The Book of Psalms

Tuesday: Our Covenant-Keeping God, Part 2


Theme: God Does All Things Well
In this week’s lessons we learn that although at times it can seem as if there is a gap between God’s promises and reality, God is unchanging in his faithfulness.
Scripture: Psalm 89:38-52
What is most striking about the phrasing of the psalmist’s list of accusations is that God is held to be responsible. Notice the pronoun “you,” meaning God. It is the subject of nearly every sentence in this section (eleven times in the New International Version). The only sentences that do not have God as their subject are in verse 41:
But you have rejected, you have spurned, you have been very angry with your
anointed one.
You have renounced the covenant with your servant and have defiled his crown in the
You have broken through all his walls and reduced his strongholds to ruins.
All who pass by have plundered him; he has become the scorn of his neighbors.
You have exalted the right hand of his foes; you have made all his enemies rejoice.
You have turned back the edge of his sword and have not supported him in battle.
You have put an end to his splendor and cast his throne to the ground.
You have cut short the days of his youth; you have covered him with a mantle of
shame (vv. 38-45, emphasis added).
No wonder the psalmist adds a selah at this point. This is a situation that ought to give us pause.

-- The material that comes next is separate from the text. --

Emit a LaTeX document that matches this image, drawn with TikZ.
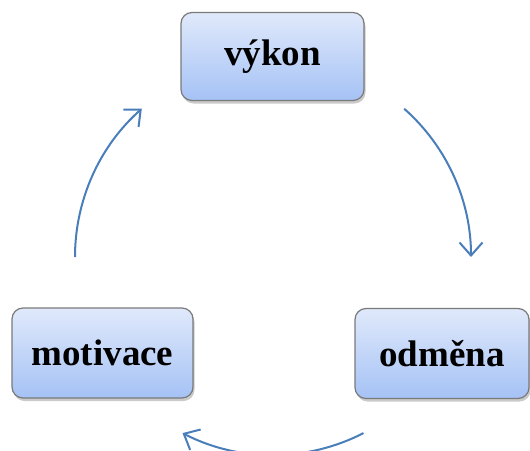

For this is not just a random or meaningless event. It is something that has been caused by God. And that is the real problem; the problem is that God has caused it.
A problem? Yes, for us, but not for God. If God is not behind the disaster, then the tragedy of the king’s defeat and overthrow, as well as any other disaster in life, really is a random and therefore meaningless event. Therefore, by definition there is not and never can be a solution. Likewise, to bring it home to us, whatever tragedies come into your life have no meaning and no solution. If there is no God, sickness, death, the loss of friends, jobs, reputation or anything else just happens. And the good things have no meaning either! All you can do is go with the flow, take it as it comes, and die knowing that no matter what you have accomplished in life it means nothing.
On the other hand, if God is behind what happens, then we may not understand what God is doing, since He is infinitely above us. His ways are not our ways nor are his thoughts our thoughts. Nevertheless, we can know that there is a purpose somewhere and that a solution to the problem will be found, if not in this life, then in the next.
Some will consider this to be hiding one’s head in the sand, failing to face up to reality. But the choice is not between an unfounded optimism and a bold facing of reality. It is between faith and despair. The psalmist is no Pollyanna. He faces reality, but he faces it with God.
Study Questions:

What is the real problem for the psalmist? Why is this also the solution?
How does knowing God controls even disaster give things a purpose?
Some may consider the psalmist’s approach to reality as hiding his head in the sand. Why is this not the case?

Application: Think about the tragedies you have faced (or are facing) and actively look for the good. Ask God to change the way you face such circumstances, not falling into despair, but abounding in faith and trust in what God is doing in them.
Key Point: The psalmist faces reality, but he faces it with God.